Charts and diagrams as code:
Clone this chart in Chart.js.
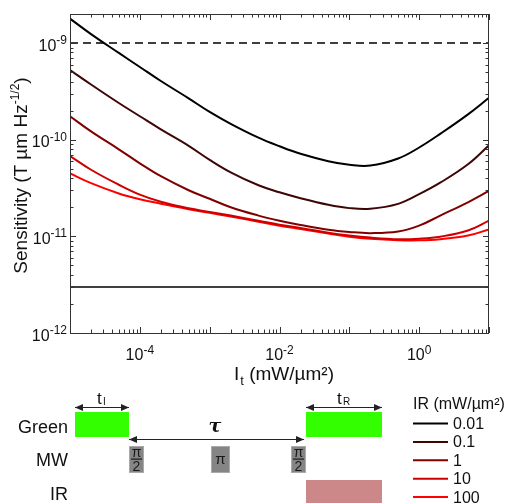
<!DOCTYPE html>
<html>
<head>
<meta charset="utf-8">
<script src="https://cdn.jsdelivr.net/npm/chart.js@4"></script>
<style>
  body { margin: 0; background: #fff; }
  #chart { display: block; }
</style>
</head>
<body>
<canvas id="chart" width="511" height="503"></canvas>
<script>
const intensity = [1e-5, 2e-5, 5e-5, 1e-4, 2e-4, 5e-4, 1e-3, 2e-3, 5e-3, 1e-2, 2e-2, 5e-2, 0.1, 0.2, 0.5, 1, 2, 5, 10];

// Sensibilité (T µm Hz^-1/2) pour chaque puissance IR
const sens001 = [1.79e-9, 1.24e-9, 7.91e-10, 5.66e-10, 4.05e-10, 2.68e-10, 1.94e-10, 1.46e-10, 1.05e-10, 8.55e-11, 7.15e-11, 6.0e-11, 5.51e-11, 5.40e-11, 6.39e-11, 8.31e-11, 1.15e-10, 1.83e-10, 2.72e-10];
const sens01 = [5.27e-10, 3.73e-10, 2.40e-10, 1.75e-10, 1.28e-10, 8.65e-11, 6.19e-11, 4.60e-11, 3.38e-11, 2.86e-11, 2.48e-11, 2.12e-11, 1.96e-11, 1.93e-11, 2.17e-11, 2.73e-11, 3.59e-11, 5.57e-11, 8.75e-11];
const sens1 = [1.75e-10, 1.22e-10, 7.96e-11, 5.70e-11, 4.19e-11, 3.00e-11, 2.45e-11, 2.00e-11, 1.64e-11, 1.45e-11, 1.31e-11, 1.17e-11, 1.11e-11, 1.08e-11, 1.12e-11, 1.29e-11, 1.64e-11, 2.25e-11, 2.95e-11];
const sens10 = [6.79e-11, 4.89e-11, 3.42e-11, 2.70e-11, 2.28e-11, 1.95e-11, 1.79e-11, 1.64e-11, 1.45e-11, 1.32e-11, 1.22e-11, 1.09e-11, 1.02e-11, 9.71e-12, 9.35e-12, 9.46e-12, 9.93e-12, 1.15e-11, 1.45e-11];
const sens100 = [4.47e-11, 3.55e-11, 2.78e-11, 2.42e-11, 2.18e-11, 1.91e-11, 1.75e-11, 1.60e-11, 1.42e-11, 1.29e-11, 1.19e-11, 1.07e-11, 9.93e-12, 9.46e-12, 9.14e-12, 9.10e-12, 9.35e-12, 1.02e-11, 1.18e-11];

// Lignes horizontales : seuil (tirets) et plancher
const limitX = [1e-5, 10];
const thresholdY = [1e-9, 1e-9];
const floorY = [3e-12, 3e-12];

const irLabels = ["0.01", "0.1", "1", "10", "100"];
const irColors = ["#000000", "#3d0606", "#800000", "#cc0000", "#ff0000"];
const series = [sens001, sens01, sens1, sens10, sens100];

// Graduations
const xTickExps = [-4, -2, 0];
const yTickExps = [-12, -11, -10, -9];

const FONT = 'Arial, "Liberation Sans", sans-serif';

function pts(xs, ys) {
    return xs.map((x, i) => ({ x: x, y: ys[i] }));
}

const datasets = series.map((s, i) => ({
    label: irLabels[i],
    data: pts(intensity, s),
    borderColor: irColors[i],
    borderWidth: 2,
    pointRadius: 0,
    tension: 0.4,
}));
datasets.push({
    label: "seuil",
    data: pts(limitX, thresholdY),
    borderColor: "#000",
    borderWidth: 1.5,
    borderDash: [8, 5],
    pointRadius: 0,
});
datasets.push({
    label: "plancher",
    data: pts(limitX, floorY),
    borderColor: "#000",
    borderWidth: 1.5,
    pointRadius: 0,
});

// texte "10" + exposant
function drawPow(ctx, exp, x, y, align) {
    ctx.font = "16px " + FONT;
    const wBase = ctx.measureText("10").width;
    ctx.font = "12px " + FONT;
    const sup = String(exp);
    const wSup = ctx.measureText(sup).width;
    let x0 = align === "right" ? x - wBase - wSup : x - (wBase + wSup) / 2;
    ctx.textAlign = "left";
    ctx.textBaseline = "alphabetic";
    ctx.font = "16px " + FONT;
    ctx.fillText("10", x0, y);
    ctx.font = "12px " + FONT;
    ctx.fillText(sup, x0 + wBase, y - 6.5);
}

function arrowHead(ctx, x, y, dir) {
    ctx.beginPath();
    ctx.moveTo(x, y);
    ctx.lineTo(x - dir * 8, y - 3.5);
    ctx.lineTo(x - dir * 8, y + 3.5);
    ctx.closePath();
    ctx.fill();
}

function arrow(ctx, x1, x2, y) {
    ctx.strokeStyle = "#222";
    ctx.fillStyle = "#222";
    ctx.lineWidth = 1;
    ctx.beginPath();
    ctx.moveTo(x1, y + 0.5);
    ctx.lineTo(x2, y + 0.5);
    ctx.stroke();
    arrowHead(ctx, x2, y + 0.5, 1);
    arrowHead(ctx, x1, y + 0.5, -1);
}

function pulse(ctx, x, w, frac) {
    ctx.fillStyle = "#858585";
    ctx.fillRect(x, 446, w, 27);
    ctx.strokeStyle = "#aaa";
    ctx.lineWidth = 1;
    ctx.strokeRect(x + 0.5, 446.5, w - 1, 26);
    ctx.fillStyle = "#1a1a1a";
    ctx.textAlign = "center";
    ctx.textBaseline = "alphabetic";
    const cx = x + w / 2;
    if (frac) {
        ctx.font = "14px " + FONT;
        ctx.fillText("π", cx, 457);
        ctx.fillRect(cx - 5.5, 458.5, 11, 1.2);
        ctx.fillText("2", cx, 471);
    } else {
        ctx.font = "15px " + FONT;
        ctx.fillText("π", cx, 464);
    }
}

const decorPlugin = {
    id: "decor",
    afterDraw(chart) {
        const { ctx, chartArea: a, scales: { x, y } } = chart;
        ctx.save();

        // cadre
        ctx.strokeStyle = "#333";
        ctx.lineWidth = 1;
        ctx.strokeRect(a.left + 0.5, a.top + 0.5, a.right - a.left - 1, a.bottom - a.top);

        // graduations vers l'intérieur
        ctx.beginPath();
        for (let k = -5; k <= 1; k++) {
            for (let m = 1; m <= 9; m++) {
                const v = m * Math.pow(10, k);
                if (v < x.min * 0.999 || v > x.max * 1.001) continue;
                const px = Math.round(x.getPixelForValue(v)) + 0.5;
                const len = m === 1 ? 6 : 3.5;
                ctx.moveTo(px, a.bottom); ctx.lineTo(px, a.bottom - len);
                ctx.moveTo(px, a.top); ctx.lineTo(px, a.top + len);
            }
        }
        for (let k = -12; k <= -9; k++) {
            for (let m = 1; m <= 9; m++) {
                const v = m * Math.pow(10, k);
                if (v < y.min * 0.999 || v > y.max * 1.001) continue;
                const py = Math.round(y.getPixelForValue(v)) + 0.5;
                const len = m === 1 ? 6 : 3.5;
                ctx.moveTo(a.left, py); ctx.lineTo(a.left + len, py);
                ctx.moveTo(a.right, py); ctx.lineTo(a.right - len, py);
            }
        }
        ctx.stroke();

        // étiquettes
        ctx.fillStyle = "#111";
        xTickExps.forEach((e) => {
            drawPow(ctx, e, x.getPixelForValue(Math.pow(10, e)), a.bottom + 27, "center");
        });
        yTickExps.forEach((e) => {
            drawPow(ctx, e, a.left - 3, y.getPixelForValue(Math.pow(10, e)) + 7.5, "right");
        });

        // titre axe x : I_t (mW/µm²)
        ctx.font = "19px " + FONT;
        const wI = ctx.measureText("I").width;
        ctx.font = "13px " + FONT;
        const wt = ctx.measureText("t").width;
        ctx.font = "19px " + FONT;
        const rest = " (mW/µm²)";
        const wr = ctx.measureText(rest).width;
        let xs = (a.left + a.right) / 2 - (wI + wt + wr) / 2 + 4;
        ctx.textAlign = "left";
        ctx.fillText("I", xs, 380);
        ctx.font = "13px " + FONT;
        ctx.fillText("t", xs + wI + 1, 385);
        ctx.font = "19px " + FONT;
        ctx.fillText(rest, xs + wI + wt + 1, 380);

        // titre axe y
        ctx.save();
        ctx.translate(27, (a.top + a.bottom) / 2 + 2);
        ctx.rotate(-Math.PI / 2);
        const p1 = "Sensitivity (T µm Hz";
        const p2 = "-1/2";
        const p3 = ")";
        ctx.font = "19px " + FONT;
        const w1 = ctx.measureText(p1).width;
        const w3 = ctx.measureText(p3).width;
        ctx.font = "12px " + FONT;
        const w2 = ctx.measureText(p2).width;
        let s = -(w1 + w2 + w3) / 2;
        ctx.font = "19px " + FONT;
        ctx.fillText(p1, s, 0);
        ctx.font = "12px " + FONT;
        ctx.fillText(p2, s + w1, -8);
        ctx.font = "19px " + FONT;
        ctx.fillText(p3, s + w1 + w2, 0);
        ctx.restore();

        // schéma de la séquence
        ctx.font = "18px " + FONT;
        ctx.textAlign = "right";
        ctx.fillStyle = "#111";
        ctx.fillText("Green", 68, 433);
        ctx.fillText("MW", 68, 466);
        ctx.fillText("IR", 68, 500);

        ctx.fillStyle = "#33ff00";
        ctx.fillRect(75, 412, 54, 25);
        ctx.fillRect(306, 412, 76, 25);
        ctx.fillStyle = "#cc8888";
        ctx.fillRect(306, 480, 76, 23);

        arrow(ctx, 75, 129, 407);
        arrow(ctx, 306, 382, 407);
        arrow(ctx, 129, 304, 439);

        ctx.fillStyle = "#111";
        ctx.textAlign = "left";
        ctx.font = "17px " + FONT;
        ctx.fillText("t", 97, 404);
        ctx.fillText("t", 337, 404);
        ctx.font = "10px " + FONT;
        ctx.fillText("I", 103, 405);
        ctx.fillText("R", 343, 405);
        ctx.font = "bold italic 19px 'DejaVu Serif', serif";
        ctx.textAlign = "center";
        ctx.fillText("τ", 215, 432);

        pulse(ctx, 129, 15, true);
        pulse(ctx, 211, 19, false);
        pulse(ctx, 291, 15, true);

        // légende
        ctx.fillStyle = "#111";
        ctx.textAlign = "left";
        ctx.font = "16px " + FONT;
        ctx.fillText("IR (mW/µm²)", 413, 409);
        irLabels.forEach((lab, i) => {
            const ly = 423.5 + i * 18.4;
            ctx.strokeStyle = irColors[i];
            ctx.lineWidth = 2;
            ctx.beginPath();
            ctx.moveTo(413, ly);
            ctx.lineTo(448, ly);
            ctx.stroke();
            ctx.fillStyle = "#111";
            ctx.textBaseline = "middle";
            ctx.fillText(lab, 453, ly + 1);
        });

        ctx.restore();
    },
};

new Chart(document.getElementById("chart").getContext("2d"), {
    type: "line",
    data: { datasets: datasets },
    options: {
        responsive: false,
        animation: false,
        layout: { padding: { left: 70, right: 22, top: 14, bottom: 170 } },
        plugins: {
            legend: { display: false },
            tooltip: { enabled: false },
        },
        scales: {
            x: { type: "logarithmic", min: 1e-5, max: 10, display: false },
            y: { type: "logarithmic", min: 1e-12, max: 2e-9, display: false },
        },
    },
    plugins: [decorPlugin],
});
</script>
</body>
</html>
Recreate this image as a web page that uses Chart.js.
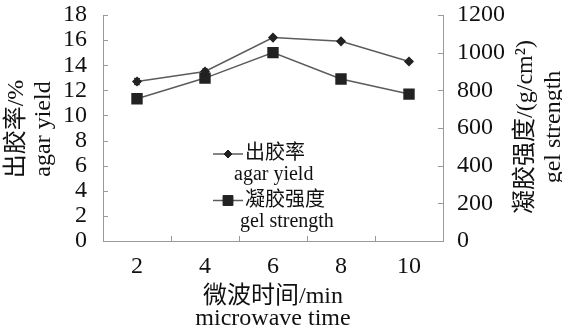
<!DOCTYPE html>
<html>
<head>
<meta charset="utf-8">
<title>微波时间</title>
<script src="https://cdn.jsdelivr.net/npm/chart.js@4.4.1/dist/chart.umd.min.js"></script>
<style>
  html, body { margin: 0; padding: 0; background: #fff; }
  #wrap { width: 562px; height: 333px; }
</style>
</head>
<body>
<div id="wrap"><canvas id="chart" width="562" height="333"></canvas></div>
<script>
// Microwave time (min) vs. agar yield (%) and gel strength (g/cm2)
const minutes = ["2", "4", "6", "8", "10"];
const agarYield = [12.7, 13.5, 16.2, 15.9, 14.3];
const agarYieldErr = [0.25, 0.2, 0, 0, 0];
const gelStrength = [755, 865, 1000, 860, 780];

const serif = "'Liberation Serif', 'Times New Roman', 'Noto Sans CJK SC', serif";
const inkColor = "#111";
const axisColor = "#999";
const lineColor = "#5c5c5c";
const markColor = "#222";

function drawLines(ctx, lines, x, y, rotation, gap) {
    ctx.save();
    ctx.translate(x, y);
    ctx.rotate(rotation);
    ctx.textAlign = "center";
    ctx.textBaseline = "middle";
    const start = -gap * (lines.length - 1) / 2;
    lines.forEach((t, i) => ctx.fillText(t, 0, start + i * gap));
    ctx.restore();
}

// fixed box size for an axis, without the label overhang padding
function fixBox(prop, size) {
    return s => {
        s[prop] = size;
        s.paddingTop = 0;
        s.paddingBottom = 0;
    };
}

// inward tick marks, error bars, axis titles and the legend inside the plot
const decorPlugin = {
    id: "decor",
    afterDatasetsDraw(chart) {
        const ctx = chart.ctx;
        const xs = chart.scales.x, ys = chart.scales.y;
        ctx.save();
        ctx.strokeStyle = markColor;
        ctx.lineWidth = 1;
        agarYield.forEach((v, i) => {
            const e = agarYieldErr[i];
            if (!e) return;
            const x = xs.getPixelForValue(i);
            const y0 = ys.getPixelForValue(v - e), y1 = ys.getPixelForValue(v + e);
            ctx.beginPath();
            ctx.moveTo(x, y0); ctx.lineTo(x, y1);
            ctx.moveTo(x - 3, y0); ctx.lineTo(x + 3, y0);
            ctx.moveTo(x - 3, y1); ctx.lineTo(x + 3, y1);
            ctx.stroke();
        });
        ctx.restore();
    },
    afterDraw(chart) {
        const ctx = chart.ctx;
        const area = chart.chartArea;
        const {x: xs, y: ys, y1: rs} = chart.scales;

        // tick marks pointing into the plot
        ctx.save();
        ctx.strokeStyle = axisColor;
        ctx.lineWidth = 1;
        ctx.beginPath();
        ys.ticks.forEach((t, i) => {
            const y = Math.round(ys.getPixelForTick(i)) + 0.5;
            ctx.moveTo(area.left, y); ctx.lineTo(area.left + 5, y);
        });
        rs.ticks.forEach((t, i) => {
            const y = Math.round(rs.getPixelForTick(i)) + 0.5;
            ctx.moveTo(area.right, y); ctx.lineTo(area.right - 5, y);
        });
        const step = (area.right - area.left) / minutes.length;
        for (let i = 1; i < minutes.length; i++) {
            const x = Math.round(area.left + i * step) + 0.5;
            ctx.moveTo(x, area.bottom); ctx.lineTo(x, area.bottom - 5);
        }
        ctx.stroke();

        // axis titles
        ctx.fillStyle = inkColor;
        ctx.font = "24px " + serif;
        drawLines(ctx, ["出胶率/%", "agar yield"], 30, 129, -Math.PI / 2, 27);
        drawLines(ctx, ["凝胶强度/(g/cm²)", "gel strength"], 540, 127, -Math.PI / 2, 28);
        drawLines(ctx, ["微波时间/min", "microwave time"], (area.left + area.right) / 2, 308, 0, 22);

        // legend
        const items = [
            {ds: chart.data.datasets[0], cn: "出胶率", en: "agar yield", y: 154, enX: 234},
            {ds: chart.data.datasets[1], cn: "凝胶强度", en: "gel strength", y: 200.5, enX: 240}
        ];
        ctx.font = "20px " + serif;
        ctx.textBaseline = "middle";
        ctx.textAlign = "left";
        items.forEach(it => {
            ctx.strokeStyle = lineColor;
            ctx.lineWidth = 1.5;
            ctx.beginPath();
            ctx.moveTo(213, it.y); ctx.lineTo(243, it.y);
            ctx.stroke();
            ctx.fillStyle = markColor;
            ctx.strokeStyle = markColor;
            ctx.lineWidth = 1;
            Chart.helpers.drawPoint(ctx, {
                pointStyle: it.ds.pointStyle,
                radius: it.ds.pointRadius,
                rotation: 0,
                borderWidth: 1
            }, 228, it.y);
            ctx.fillStyle = inkColor;
            ctx.fillText(it.cn, 245, it.y);
            ctx.fillText(it.en, it.enX, it.y + 21);
        });
        ctx.restore();
    }
};

const tickFont = {family: serif, size: 24};
const noGrid = {display: false, drawTicks: false};
const axisBorder = {display: true, color: axisColor, width: 1};

new Chart(document.getElementById("chart"), {
    type: "line",
    data: {
        labels: minutes,
        datasets: [{
            label: "出胶率",
            data: agarYield,
            yAxisID: "y",
            borderColor: lineColor,
            borderWidth: 1.5,
            pointStyle: "rectRot",
            pointRadius: 4,
            pointBackgroundColor: markColor,
            pointBorderColor: markColor,
            tension: 0
        }, {
            label: "凝胶强度",
            data: gelStrength,
            yAxisID: "y1",
            borderColor: lineColor,
            borderWidth: 1.5,
            pointStyle: "rect",
            pointRadius: 7,
            pointBackgroundColor: markColor,
            pointBorderColor: markColor,
            tension: 0
        }]
    },
    options: {
        responsive: false,
        animation: false,
        layout: {padding: {top: 15, left: 0, right: 0, bottom: 0}},
        plugins: {
            legend: {display: false},
            tooltip: {enabled: false}
        },
        scales: {
            x: {
                offset: true,
                grid: noGrid,
                border: axisBorder,
                ticks: {font: tickFont, color: inkColor, padding: 11, maxRotation: 0},
                afterFit: fixBox("height", 92)
            },
            y: {
                position: "left",
                min: 0,
                max: 18,
                grid: noGrid,
                border: axisBorder,
                ticks: {stepSize: 2, autoSkip: false, font: tickFont, color: inkColor, padding: 16},
                afterFit: fixBox("width", 103)
            },
            y1: {
                position: "right",
                min: 0,
                max: 1200,
                grid: noGrid,
                border: axisBorder,
                ticks: {
                    stepSize: 200, autoSkip: false, font: tickFont, color: inkColor, padding: 14,
                    callback: v => String(v)
                },
                afterFit: fixBox("width", 119)
            }
        }
    },
    plugins: [decorPlugin]
});
</script>
</body>
</html>
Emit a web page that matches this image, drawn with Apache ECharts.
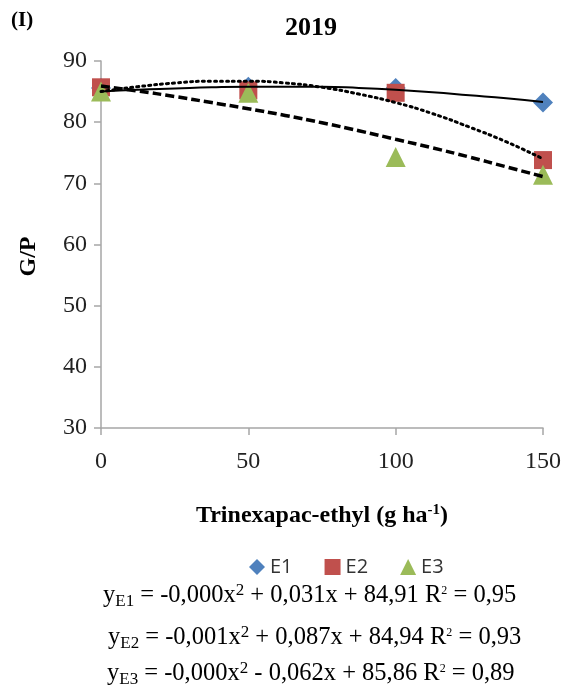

Stated exercise: How many lines of the records contain the string "image"? Respond with the number alone.

Answer for the task: 2